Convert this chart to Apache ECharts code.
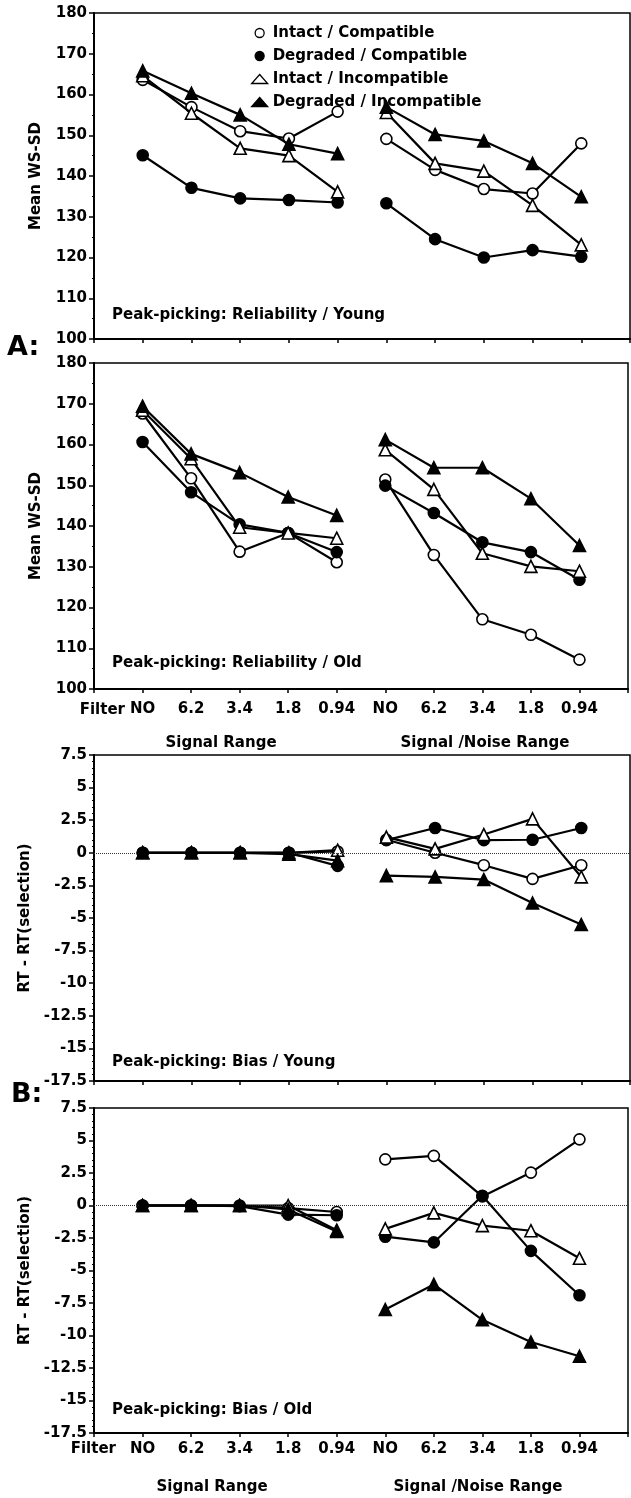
<!DOCTYPE html>
<html>
<head>
<meta charset="utf-8">
<script src="https://cdn.jsdelivr.net/npm/echarts@6/dist/echarts.min.js"></script>
<style>
  html, body { margin: 0; padding: 0; background: #fff; }
  #chart { width: 631px; height: 1498px; }
</style>
</head>
<body>
<div id="chart"></div>
<script>
// Filter settings along the x axis: Signal range (first five) then Signal/Noise range
const filterLabels = ['NO', '6.2', '3.4', '1.8', '0.94', 'NO', '6.2', '3.4', '1.8', '0.94'];
const conditionNames = ['Intact / Compatible', 'Degraded / Compatible', 'Intact / Incompatible', 'Degraded / Incompatible'];
const rangeNames = ['Signal Range', 'Signal /Noise Range'];
const panelTitles = [
  'Peak-picking: Reliability / Young',
  'Peak-picking: Reliability / Old',
  'Peak-picking: Bias / Young',
  'Peak-picking: Bias / Old'
];
const yAxisNames = ['Mean WS-SD', 'Mean WS-SD', 'RT - RT(selection)', 'RT - RT(selection)'];

// Reliability (mean within-subject SD), young listeners
const relYoungIntactCompat     = [163.6, 156.9, 151.0, 149.2, 155.8, 149.1, 141.5, 136.8, 135.7, 148.0];
const relYoungDegradedCompat   = [145.1, 137.1, 134.5, 134.1, 133.5, 133.3, 124.5, 120.0, 121.8, 120.2];
const relYoungIntactIncompat   = [164.6, 155.4, 146.8, 145.0, 136.1, 155.6, 143.1, 141.2, 132.8, 123.1];
const relYoungDegradedIncompat = [165.8, 160.3, 155.0, 147.8, 145.5, 156.9, 150.2, 148.6, 143.1, 134.9];

// Reliability, old listeners
const relOldIntactCompat     = [167.6, 151.7, 133.7, 138.3, 131.1, 151.4, 132.9, 117.1, 113.3, 107.2];
const relOldDegradedCompat   = [160.6, 148.3, 140.4, 138.3, 133.6, 149.9, 143.2, 136.0, 133.6, 126.8];
const relOldIntactIncompat   = [168.4, 156.5, 139.7, 138.3, 137.0, 158.7, 149.0, 133.3, 130.1, 128.9];
const relOldDegradedIncompat = [169.4, 157.7, 153.1, 147.1, 142.6, 161.2, 154.3, 154.3, 146.7, 135.2];

// Bias (RT - RT(selection)), young listeners
const biasYoungIntactCompat     = [0, 0, 0, 0, 0.1, 1.0, 0.0, -0.95, -2.0, -0.95];
const biasYoungDegradedCompat   = [0, 0, 0, 0, -1.0, 0.97, 1.9, 0.97, 1.0, 1.9];
const biasYoungIntactIncompat   = [0, 0, 0, 0, 0.2, 1.2, 0.3, 1.4, 2.6, -1.85];
const biasYoungDegradedIncompat = [0, 0, 0, -0.1, -0.6, -1.75, -1.85, -2.05, -3.85, -5.5];

// Bias, old listeners
const biasOldIntactCompat     = [0, 0, 0, -0.2, -0.5, 3.55, 3.82, 0.7, 2.53, 5.09];
const biasOldDegradedCompat   = [0, 0, -0.05, -0.7, -0.75, -2.4, -2.84, 0.75, -3.49, -6.9];
const biasOldIntactIncompat   = [0, 0, 0, 0, -1.9, -1.8, -0.57, -1.55, -1.94, -4.06];
const biasOldDegradedIncompat = [0, 0, 0, -0.3, -2.0, -8.0, -6.07, -8.79, -10.5, -11.6];

const panels = [
  [relYoungIntactCompat, relYoungDegradedCompat, relYoungIntactIncompat, relYoungDegradedIncompat],
  [relOldIntactCompat, relOldDegradedCompat, relOldIntactIncompat, relOldDegradedIncompat],
  [biasYoungIntactCompat, biasYoungDegradedCompat, biasYoungIntactIncompat, biasYoungDegradedIncompat],
  [biasOldIntactCompat, biasOldDegradedCompat, biasOldIntactIncompat, biasOldDegradedIncompat]
];

const FONT = '"DejaVu Sans", "Liberation Sans", sans-serif';
const BOLD15 = 'bold 15px ' + FONT;

// Plot areas for the four stacked panels
const gridBoxes = [
  { left: 94, top: 13, width: 536, height: 326 },
  { left: 94, top: 363, width: 536, height: 326 },
  { left: 94, top: 755, width: 536, height: 326 },
  { left: 94, top: 1108, width: 536, height: 325 }
];

// Marker look for each condition
const markers = [
  { symbol: 'circle', size: 11, fill: '#fff' },
  { symbol: 'circle', size: 11, fill: '#000' },
  { symbol: 'triangle', size: 12, fill: '#fff' },
  { symbol: 'triangle', size: 12, fill: '#000' }
];

const isBias = g => g >= 2;
const hasLabels = g => g === 1 || g === 3;

const grid = gridBoxes.map(b => Object.assign({
  show: true, borderColor: '#000', borderWidth: 1.5, backgroundColor: 'transparent'
}, b));

const xAxis = gridBoxes.map((b, g) => ({
  type: 'value', gridIndex: g, min: -1, max: 10, interval: 1,
  splitLine: { show: false },
  axisLine: { show: true, onZero: false, lineStyle: { color: '#000', width: 2 } },
  axisTick: { show: true, inside: false, length: 4, lineStyle: { color: '#000', width: 1.5 } },
  axisLabel: {
    show: hasLabels(g),
    margin: g === 1 ? 13 : 9,
    color: '#000', fontFamily: FONT, fontWeight: 'bold', fontSize: 15,
    formatter: v => {
      const i = Math.round(v);
      return (i >= 0 && i < filterLabels.length) ? filterLabels[i] : '';
    }
  }
}));

const yAxis = gridBoxes.map((b, g) => ({
  type: 'value', gridIndex: g,
  min: isBias(g) ? -17.5 : 100,
  max: isBias(g) ? 7.5 : 180,
  interval: isBias(g) ? 2.5 : 10,
  splitLine: { show: false },
  name: yAxisNames[g], nameLocation: 'middle', nameGap: 50,
  nameTextStyle: { color: '#000', fontFamily: FONT, fontWeight: 'bold', fontSize: 15 },
  axisLine: { show: true, onZero: false, lineStyle: { color: '#000', width: 2 } },
  axisTick: { show: true, inside: false, length: 5, lineStyle: { color: '#000', width: 1.5 } },
  minorTick: { show: true, splitNumber: isBias(g) ? 5 : 2, length: 2, lineStyle: { color: '#000', width: 1 } },
  axisLabel: { margin: 7, color: '#000', fontFamily: FONT, fontWeight: 'bold', fontSize: 15 }
}));

const series = [];
panels.forEach((conds, g) => {
  if (isBias(g)) {
    // dotted reference line at zero
    series.push({
      type: 'line', xAxisIndex: g, yAxisIndex: g, data: [], silent: true, z: 1,
      markLine: {
        silent: true, symbol: 'none', label: { show: false }, animation: false,
        lineStyle: { type: 'dotted', color: '#333', width: 1 },
        data: [{ yAxis: 0 }]
      }
    });
  }
  conds.forEach((vals, c) => {
    const m = markers[c];
    [0, 5].forEach(start => {
      series.push({
        type: 'line', name: conditionNames[c], xAxisIndex: g, yAxisIndex: g,
        data: vals.slice(start, start + 5).map((v, i) => [start + i, v]),
        symbol: m.symbol, symbolSize: m.size, showAllSymbol: true,
        itemStyle: { color: m.fill, borderColor: '#000', borderWidth: 1.6 },
        lineStyle: { color: '#000', width: 2.2 },
        emphasis: { disabled: true },
        z: 2 + c
      });
    });
  });
});

const graphic = [];
const txt = (text, x, y, align, font) => ({
  type: 'text', x, y, silent: true,
  style: { text, font: font || BOLD15, fill: '#000', textAlign: align, textVerticalAlign: 'middle', verticalAlign: 'middle' }
});
const titleY = [315, 663, 1062, 1410];
panelTitles.forEach((t, g) => graphic.push(txt(t, 112, titleY[g], 'left')));
graphic.push(txt('A:', 7, 348, 'left', 'bold 27px ' + FONT));
graphic.push(txt('B:', 11, 1095, 'left', 'bold 27px ' + FONT));
graphic.push(txt('Filter', 125, 710, 'right'));
graphic.push(txt('Filter', 116, 1449, 'right'));
graphic.push(txt(rangeNames[0], 221, 743, 'center'));
graphic.push(txt(rangeNames[1], 485, 743, 'center'));
graphic.push(txt(rangeNames[0], 212, 1487, 'center'));
graphic.push(txt(rangeNames[1], 478, 1487, 'center'));

const legend = {
  show: true, orient: 'vertical', left: 246, top: 16.5,
  itemWidth: 16, itemHeight: 9, itemGap: 0, selectedMode: false,
  symbolKeepAspect: true,
  textStyle: { color: '#000', fontFamily: FONT, fontWeight: 'bold', fontSize: 15, lineHeight: 23 },
  data: conditionNames.map((n, c) => ({
    name: n, icon: markers[c].symbol,
    itemStyle: { color: markers[c].fill, borderColor: '#000', borderWidth: 1.3 }
  }))
};

const chart = echarts.init(document.getElementById('chart'), null, { renderer: 'canvas', width: 631, height: 1498 });
chart.setOption({
  animation: false,
  backgroundColor: '#fff',
  grid, xAxis, yAxis, series, legend, graphic
});
</script>
</body>
</html>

□ □ □ □ □ □ □

Set exercise
From the first line above to the line containing "154.3, 146.7, 135.2];", repeat each line exactly. Pictures stay out.

Solution below
Convert this chart to Apache ECharts code.
<!DOCTYPE html>
<html>
<head>
<meta charset="utf-8">
<script src="https://cdn.jsdelivr.net/npm/echarts@6/dist/echarts.min.js"></script>
<style>
  html, body { margin: 0; padding: 0; background: #fff; }
  #chart { width: 631px; height: 1498px; }
</style>
</head>
<body>
<div id="chart"></div>
<script>
// Filter settings along the x axis: Signal range (first five) then Signal/Noise range
const filterLabels = ['NO', '6.2', '3.4', '1.8', '0.94', 'NO', '6.2', '3.4', '1.8', '0.94'];
const conditionNames = ['Intact / Compatible', 'Degraded / Compatible', 'Intact / Incompatible', 'Degraded / Incompatible'];
const rangeNames = ['Signal Range', 'Signal /Noise Range'];
const panelTitles = [
  'Peak-picking: Reliability / Young',
  'Peak-picking: Reliability / Old',
  'Peak-picking: Bias / Young',
  'Peak-picking: Bias / Old'
];
const yAxisNames = ['Mean WS-SD', 'Mean WS-SD', 'RT - RT(selection)', 'RT - RT(selection)'];

// Reliability (mean within-subject SD), young listeners
const relYoungIntactCompat     = [163.6, 156.9, 151.0, 149.2, 155.8, 149.1, 141.5, 136.8, 135.7, 148.0];
const relYoungDegradedCompat   = [145.1, 137.1, 134.5, 134.1, 133.5, 133.3, 124.5, 120.0, 121.8, 120.2];
const relYoungIntactIncompat   = [164.6, 155.4, 146.8, 145.0, 136.1, 155.6, 143.1, 141.2, 132.8, 123.1];
const relYoungDegradedIncompat = [165.8, 160.3, 155.0, 147.8, 145.5, 156.9, 150.2, 148.6, 143.1, 134.9];

// Reliability, old listeners
const relOldIntactCompat     = [167.6, 151.7, 133.7, 138.3, 131.1, 151.4, 132.9, 117.1, 113.3, 107.2];
const relOldDegradedCompat   = [160.6, 148.3, 140.4, 138.3, 133.6, 149.9, 143.2, 136.0, 133.6, 126.8];
const relOldIntactIncompat   = [168.4, 156.5, 139.7, 138.3, 137.0, 158.7, 149.0, 133.3, 130.1, 128.9];
const relOldDegradedIncompat = [169.4, 157.7, 153.1, 147.1, 142.6, 161.2, 154.3, 154.3, 146.7, 135.2];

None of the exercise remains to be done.